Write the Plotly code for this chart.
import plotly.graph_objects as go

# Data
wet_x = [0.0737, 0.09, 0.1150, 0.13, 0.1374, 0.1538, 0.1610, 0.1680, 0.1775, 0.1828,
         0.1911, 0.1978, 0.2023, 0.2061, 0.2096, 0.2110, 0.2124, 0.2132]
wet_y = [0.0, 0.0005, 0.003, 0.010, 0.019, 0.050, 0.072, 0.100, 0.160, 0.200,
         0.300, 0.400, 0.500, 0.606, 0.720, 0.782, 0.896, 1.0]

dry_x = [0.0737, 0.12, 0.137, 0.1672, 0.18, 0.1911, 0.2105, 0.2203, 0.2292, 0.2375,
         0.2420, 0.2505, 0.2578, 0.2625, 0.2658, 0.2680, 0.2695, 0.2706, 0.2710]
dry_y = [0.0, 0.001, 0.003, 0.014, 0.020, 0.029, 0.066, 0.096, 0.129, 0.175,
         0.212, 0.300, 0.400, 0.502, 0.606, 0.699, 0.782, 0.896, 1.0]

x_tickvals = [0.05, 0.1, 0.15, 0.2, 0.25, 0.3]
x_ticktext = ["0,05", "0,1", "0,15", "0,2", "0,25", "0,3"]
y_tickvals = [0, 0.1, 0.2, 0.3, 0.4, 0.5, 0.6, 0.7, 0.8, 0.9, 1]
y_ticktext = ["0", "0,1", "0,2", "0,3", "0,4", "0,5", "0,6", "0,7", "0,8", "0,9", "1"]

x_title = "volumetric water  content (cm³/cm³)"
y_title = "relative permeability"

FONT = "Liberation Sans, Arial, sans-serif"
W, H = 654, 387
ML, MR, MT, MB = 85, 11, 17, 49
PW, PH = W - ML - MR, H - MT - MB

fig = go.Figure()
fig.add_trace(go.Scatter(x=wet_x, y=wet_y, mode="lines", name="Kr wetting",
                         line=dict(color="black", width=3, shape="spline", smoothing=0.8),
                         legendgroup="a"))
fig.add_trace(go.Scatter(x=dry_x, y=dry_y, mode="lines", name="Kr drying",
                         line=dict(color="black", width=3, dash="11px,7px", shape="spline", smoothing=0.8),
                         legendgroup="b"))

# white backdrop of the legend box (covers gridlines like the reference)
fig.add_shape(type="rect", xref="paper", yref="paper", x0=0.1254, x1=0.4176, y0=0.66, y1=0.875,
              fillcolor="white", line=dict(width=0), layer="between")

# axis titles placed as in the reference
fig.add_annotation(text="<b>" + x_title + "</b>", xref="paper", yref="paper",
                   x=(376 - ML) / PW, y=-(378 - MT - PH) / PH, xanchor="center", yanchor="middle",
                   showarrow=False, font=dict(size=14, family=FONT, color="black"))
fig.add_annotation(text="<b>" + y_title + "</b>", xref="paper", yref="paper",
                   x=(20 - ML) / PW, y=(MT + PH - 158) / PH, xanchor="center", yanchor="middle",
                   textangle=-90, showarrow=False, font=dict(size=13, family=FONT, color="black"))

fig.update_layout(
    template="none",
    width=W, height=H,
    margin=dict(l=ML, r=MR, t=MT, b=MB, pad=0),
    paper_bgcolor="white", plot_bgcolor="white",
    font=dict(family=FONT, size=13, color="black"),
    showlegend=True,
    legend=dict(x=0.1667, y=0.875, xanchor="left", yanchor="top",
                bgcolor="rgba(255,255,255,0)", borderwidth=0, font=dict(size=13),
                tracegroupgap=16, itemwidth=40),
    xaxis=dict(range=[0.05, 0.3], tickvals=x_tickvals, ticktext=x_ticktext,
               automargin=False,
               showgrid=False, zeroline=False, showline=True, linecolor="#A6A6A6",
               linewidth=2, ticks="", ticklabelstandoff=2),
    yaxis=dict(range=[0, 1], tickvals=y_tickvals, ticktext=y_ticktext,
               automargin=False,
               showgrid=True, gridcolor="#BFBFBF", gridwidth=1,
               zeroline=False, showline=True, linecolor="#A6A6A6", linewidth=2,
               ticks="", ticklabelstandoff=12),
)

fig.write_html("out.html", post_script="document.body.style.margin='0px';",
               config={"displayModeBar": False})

+ + + +

_EXERCISE DESCRIPTION_
Transcribe the material above word for word.

_REPLY_
Write the Plotly code for this chart.
import plotly.graph_objects as go

# Data
wet_x = [0.0737, 0.09, 0.1150, 0.13, 0.1374, 0.1538, 0.1610, 0.1680, 0.1775, 0.1828,
         0.1911, 0.1978, 0.2023, 0.2061, 0.2096, 0.2110, 0.2124, 0.2132]
wet_y = [0.0, 0.0005, 0.003, 0.010, 0.019, 0.050, 0.072, 0.100, 0.160, 0.200,
         0.300, 0.400, 0.500, 0.606, 0.720, 0.782, 0.896, 1.0]

dry_x = [0.0737, 0.12, 0.137, 0.1672, 0.18, 0.1911, 0.2105, 0.2203, 0.2292, 0.2375,
         0.2420, 0.2505, 0.2578, 0.2625, 0.2658, 0.2680, 0.2695, 0.2706, 0.2710]
dry_y = [0.0, 0.001, 0.003, 0.014, 0.020, 0.029, 0.066, 0.096, 0.129, 0.175,
         0.212, 0.300, 0.400, 0.502, 0.606, 0.699, 0.782, 0.896, 1.0]

x_tickvals = [0.05, 0.1, 0.15, 0.2, 0.25, 0.3]
x_ticktext = ["0,05", "0,1", "0,15", "0,2", "0,25", "0,3"]
y_tickvals = [0, 0.1, 0.2, 0.3, 0.4, 0.5, 0.6, 0.7, 0.8, 0.9, 1]
y_ticktext = ["0", "0,1", "0,2", "0,3", "0,4", "0,5", "0,6", "0,7", "0,8", "0,9", "1"]

x_title = "volumetric water  content (cm³/cm³)"
y_title = "relative permeability"

FONT = "Liberation Sans, Arial, sans-serif"
W, H = 654, 387
ML, MR, MT, MB = 85, 11, 17, 49
PW, PH = W - ML - MR, H - MT - MB

fig = go.Figure()
fig.add_trace(go.Scatter(x=wet_x, y=wet_y, mode="lines", name="Kr wetting",
                         line=dict(color="black", width=3, shape="spline", smoothing=0.8),
                         legendgroup="a"))
fig.add_trace(go.Scatter(x=dry_x, y=dry_y, mode="lines", name="Kr drying",
                         line=dict(color="black", width=3, dash="11px,7px", shape="spline", smoothing=0.8),
                         legendgroup="b"))

# white backdrop of the legend box (covers gridlines like the reference)
fig.add_shape(type="rect", xref="paper", yref="paper", x0=0.1254, x1=0.4176, y0=0.66, y1=0.875,
              fillcolor="white", line=dict(width=0), layer="between")

# axis titles placed as in the reference
fig.add_annotation(text="<b>" + x_title + "</b>", xref="paper", yref="paper",
                   x=(376 - ML) / PW, y=-(378 - MT - PH) / PH, xanchor="center", yanchor="middle",
                   showarrow=False, font=dict(size=14, family=FONT, color="black"))
fig.add_annotation(text="<b>" + y_title + "</b>", xref="paper", yref="paper",
                   x=(20 - ML) / PW, y=(MT + PH - 158) / PH, xanchor="center", yanchor="middle",
                   textangle=-90, showarrow=False, font=dict(size=13, family=FONT, color="black"))

fig.update_layout(
    template="none",
    width=W, height=H,
    margin=dict(l=ML, r=MR, t=MT, b=MB, pad=0),
    paper_bgcolor="white", plot_bgcolor="white",
    font=dict(family=FONT, size=13, color="black"),
    showlegend=True,
    legend=dict(x=0.1667, y=0.875, xanchor="left", yanchor="top",
                bgcolor="rgba(255,255,255,0)", borderwidth=0, font=dict(size=13),
                tracegroupgap=16, itemwidth=40),
    xaxis=dict(range=[0.05, 0.3], tickvals=x_tickvals, ticktext=x_ticktext,
               automargin=False,
               showgrid=False, zeroline=False, showline=True, linecolor="#A6A6A6",
               linewidth=2, ticks="", ticklabelstandoff=2),
    yaxis=dict(range=[0, 1], tickvals=y_tickvals, ticktext=y_ticktext,
               automargin=False,
               showgrid=True, gridcolor="#BFBFBF", gridwidth=1,
               zeroline=False, showline=True, linecolor="#A6A6A6", linewidth=2,
               ticks="", ticklabelstandoff=12),
)

fig.write_html("out.html", post_script="document.body.style.margin='0px';",
               config={"displayModeBar": False})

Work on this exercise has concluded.